The Doctor says that he has not been in America for some time (the last time presumably being Salvation). He drinks (presumably alcoholic) punch. The dying Selyoids create a permanent image of him and Ben in the film print of Dying in the Sun, since they like the pair despite their refusal to join with them.
Polly has always wondered what it would be like to be famous. She has seen The Sword of Damocles. She drinks several cocktails and a rum and coke. She implies that she thinks Ben drinks too much.
FOCAL is an organisation originally set up by a group of monks in the 1890s to raise money for the underprivileged. By the 1940s, it has become a secret society largely funded by De Sande and other carriers of the Selyoids, who use it prepare their plans for large scale-distribution of the Selyoids influence. Following the death of De Sande and the destruction of the Selyoids, Robert Chate takes command of the organisation and promises to turn it into a genuine charitable organisation.
Hollywood films made by Maria Coleman include Cowgirls Abroad and A Piece of Sunset. De Sande's past films include The Cold Blooded and The Sword of Damocles.

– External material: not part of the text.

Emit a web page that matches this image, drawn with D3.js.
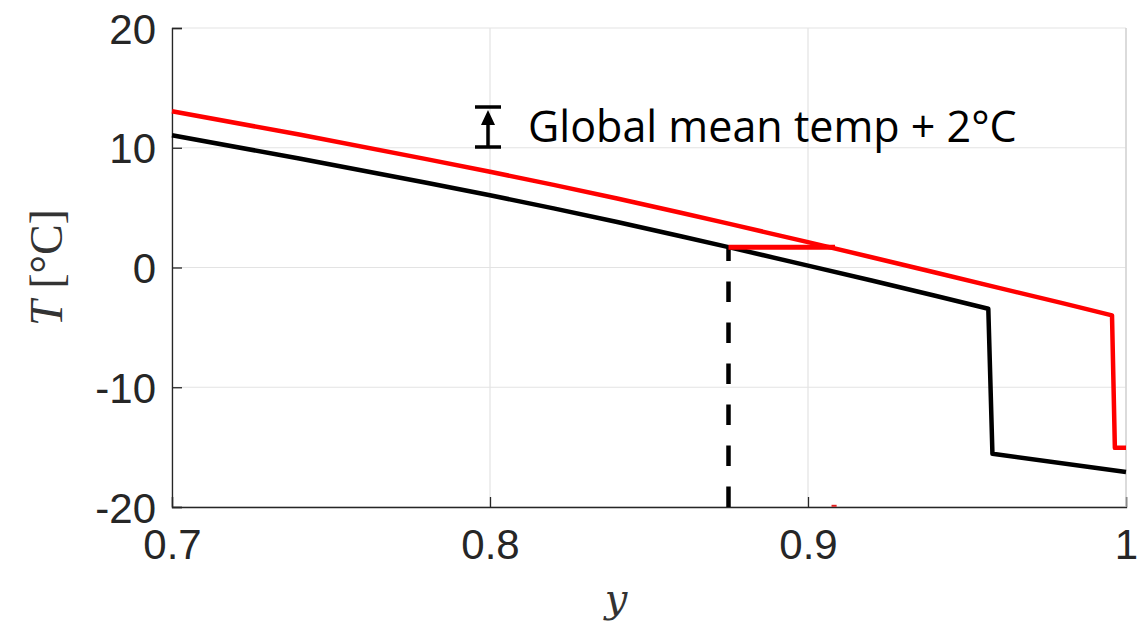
<!DOCTYPE html>
<html>
<head>
<meta charset="utf-8">
<script src="https://cdn.jsdelivr.net/npm/d3@7"></script>
<style>
  body { margin: 0; background: #fff; }
  .tick text { font-family: "Liberation Sans", Arial, sans-serif; fill: #262626; }
</style>
</head>
<body>
<div id="chart"></div>
<script>
// black curve: present-day temperature profile
var blackY = [0.70, 0.74, 0.78, 0.80, 0.82, 0.84, 0.86, 0.875, 0.90, 0.92, 0.94, 0.9567, 0.958, 1.0];
var blackT = [11.05, 9.1, 7.08, 6.03, 4.94, 3.8, 2.61, 1.70, 0.16, -1.09, -2.36, -3.44, -15.56, -17.07];

// red curve: global mean temp + 2 C
var redY = [0.70, 0.74, 0.78, 0.80, 0.82, 0.84, 0.86, 0.875, 0.90, 0.92, 0.94, 0.96, 0.98, 0.9956, 0.9965, 1.0];
var redT = [13.05, 11.1, 9.05, 8.0, 6.9, 5.76, 4.57, 3.66, 2.12, 0.86, -0.42, -1.70, -2.98, -4.0, -15.06, -15.06];

// ice line shift
var shiftY = [0.875, 0.9085];
var shiftT = [1.70, 1.70];
var iceLineY = 0.875;

var xTicks = [0.7, 0.8, 0.9, 1];
var yTicks = [-20, -10, 0, 10, 20];

var width = 1145, height = 634;
var margin = { left: 172, right: 19, top: 28, bottom: 127 };
var axisColor = "#262626";

var svg = d3.select("#chart").append("svg")
  .attr("width", width)
  .attr("height", height);

var x = d3.scaleLinear().domain([0.7, 1]).range([margin.left, width - margin.right]);
var y = d3.scaleLinear().domain([-20, 20]).range([height - margin.bottom, margin.top]);

// grid
svg.append("g")
  .selectAll("line")
  .data(xTicks)
  .enter()
  .append("line")
  .attr("x1", function (d) { return x(d); })
  .attr("x2", function (d) { return x(d); })
  .attr("y1", y(-20))
  .attr("y2", y(20))
  .attr("stroke", "#e3e3e3")
  .attr("stroke-width", 1.2);

svg.append("g")
  .selectAll("line")
  .data(yTicks)
  .enter()
  .append("line")
  .attr("x1", x(0.7))
  .attr("x2", x(1))
  .attr("y1", function (d) { return y(d); })
  .attr("y2", function (d) { return y(d); })
  .attr("stroke", "#e3e3e3")
  .attr("stroke-width", 1.2);

// axes
var xAxis = svg.append("g")
  .attr("transform", "translate(0," + y(-20) + ")")
  .call(d3.axisBottom(x).tickValues(xTicks).tickSize(-10).tickPadding(22)
    .tickFormat(function (d) { return String(d); }));

var yAxis = svg.append("g")
  .attr("transform", "translate(" + x(0.7) + ",0)")
  .call(d3.axisLeft(y).tickValues(yTicks).tickSize(-10).tickPadding(16)
    .tickFormat(function (d) { return String(d); }));

[xAxis, yAxis].forEach(function (a) {
  a.select(".domain").attr("stroke", axisColor).attr("stroke-width", 1.3);
  a.selectAll(".tick line").attr("stroke", axisColor).attr("stroke-width", 1.3);
  a.selectAll(".tick text").attr("font-size", 42);
});
xAxis.selectAll(".tick text").attr("dy", "0.71em");
yAxis.selectAll(".tick text").attr("dy", "0.36em");

// right edge of box
svg.append("line")
  .attr("x1", x(1)).attr("x2", x(1))
  .attr("y1", y(-20)).attr("y2", y(20))
  .attr("stroke", "#cfcfcf")
  .attr("stroke-width", 1.2);

var line = d3.line()
  .x(function (d) { return x(d[0]); })
  .y(function (d) { return y(d[1]); });

function pairs(a, b) {
  return a.map(function (v, i) { return [v, b[i]]; });
}

// dashed ice line
svg.append("line")
  .attr("x1", x(iceLineY)).attr("x2", x(iceLineY))
  .attr("y1", y(-20)).attr("y2", y(shiftT[0]))
  .attr("stroke", "#000")
  .attr("stroke-width", 4.5)
  .attr("stroke-dasharray", "20.5,20.5");

svg.append("path")
  .datum(pairs(blackY, blackT))
  .attr("d", line)
  .attr("fill", "none")
  .attr("stroke", "#000")
  .attr("stroke-width", 4.5)
  .attr("stroke-linejoin", "round");

svg.append("path")
  .datum(pairs(redY, redT))
  .attr("d", line)
  .attr("fill", "none")
  .attr("stroke", "#ff0000")
  .attr("stroke-width", 4.5)
  .attr("stroke-linejoin", "round");

svg.append("path")
  .datum(pairs(shiftY, shiftT))
  .attr("d", line)
  .attr("fill", "none")
  .attr("stroke", "#ff0000")
  .attr("stroke-width", 5);

// tiny red mark on the axis
svg.append("line")
  .attr("x1", x(0.9074)).attr("x2", x(0.909))
  .attr("y1", y(-19.9)).attr("y2", y(-19.9))
  .attr("stroke", "#e02020")
  .attr("stroke-width", 2);

// axis labels
svg.append("text")
  .attr("x", 616)
  .attr("y", 612)
  .attr("text-anchor", "middle")
  .attr("font-family", "'DejaVu Serif', 'Liberation Serif', serif")
  .attr("font-style", "italic")
  .attr("font-size", 40)
  .attr("fill", "#333")
  .text("y");

var yl = svg.append("text")
  .attr("transform", "translate(62," + y(0) + ") rotate(-90)")
  .attr("text-anchor", "middle")
  .attr("font-family", "'Liberation Serif', serif")
  .attr("font-size", 46)
  .attr("fill", "#333");
yl.append("tspan").attr("font-style", "italic").text("T");
yl.append("tspan").text(" [\u00B0C]");

// annotation: bar with arrow
var ax = 488, aTop = 107, aBot = 147;
var ann = svg.append("g").attr("stroke", "#000").attr("stroke-width", 3.5);
ann.append("line").attr("x1", ax - 13).attr("x2", ax + 13).attr("y1", aTop).attr("y2", aTop);
ann.append("line").attr("x1", ax - 13).attr("x2", ax + 13).attr("y1", aBot).attr("y2", aBot);
ann.append("line").attr("x1", ax).attr("x2", ax).attr("y1", aTop + 10).attr("y2", aBot);
svg.append("path")
  .attr("d", "M" + ax + "," + (aTop + 3) + "L" + (ax - 7) + "," + (aTop + 18) + "L" + (ax + 7) + "," + (aTop + 18) + "Z")
  .attr("fill", "#000");

var annText = svg.append("text")
  .attr("x", 528)
  .attr("y", 142)
  .attr("font-family", "'Open Sans', 'Noto Sans', sans-serif")
  .attr("font-size", 38)
  .attr("fill", "#000")
  .text("Global mean temp + 2\u00B0C");
var tl = annText.node().getComputedTextLength();
annText.attr("font-size", 38 * 489 / tl);
</script>
</body>
</html>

Links: The Second Doctor is travelling with Ben and Polly, and the three seem fairly close by now, so this probably fits in between The Murder Game and The Highlanders. When writing Dying in the Sun, Jon de Burgh Miller wanted to prove that it was possible to write a Past Doctor Adventure with no continuity references, and he has succeeded.
Location: Los Angeles, over several days from 12th October 1947.
Unrecorded Adventures: The Doctor is an old friend of the late Harold Reitman, and first met him when Reitman visited England during the 1920s. The TARDIS crew's arrival and departure is not seen, and neither is the TARDIS herself.
The Bottom Line: As an attempt to a past Doctor adventure in the continuity-free style of The Burning, Dying in the Sun is an admirable attempt, but it doesn't quite work. The regulars are caught to perfection, even the Second Doctor, who is notoriously difficult to capture in prose, but the novel drags for the first two hundred pages and the whole thing feels inconsequential.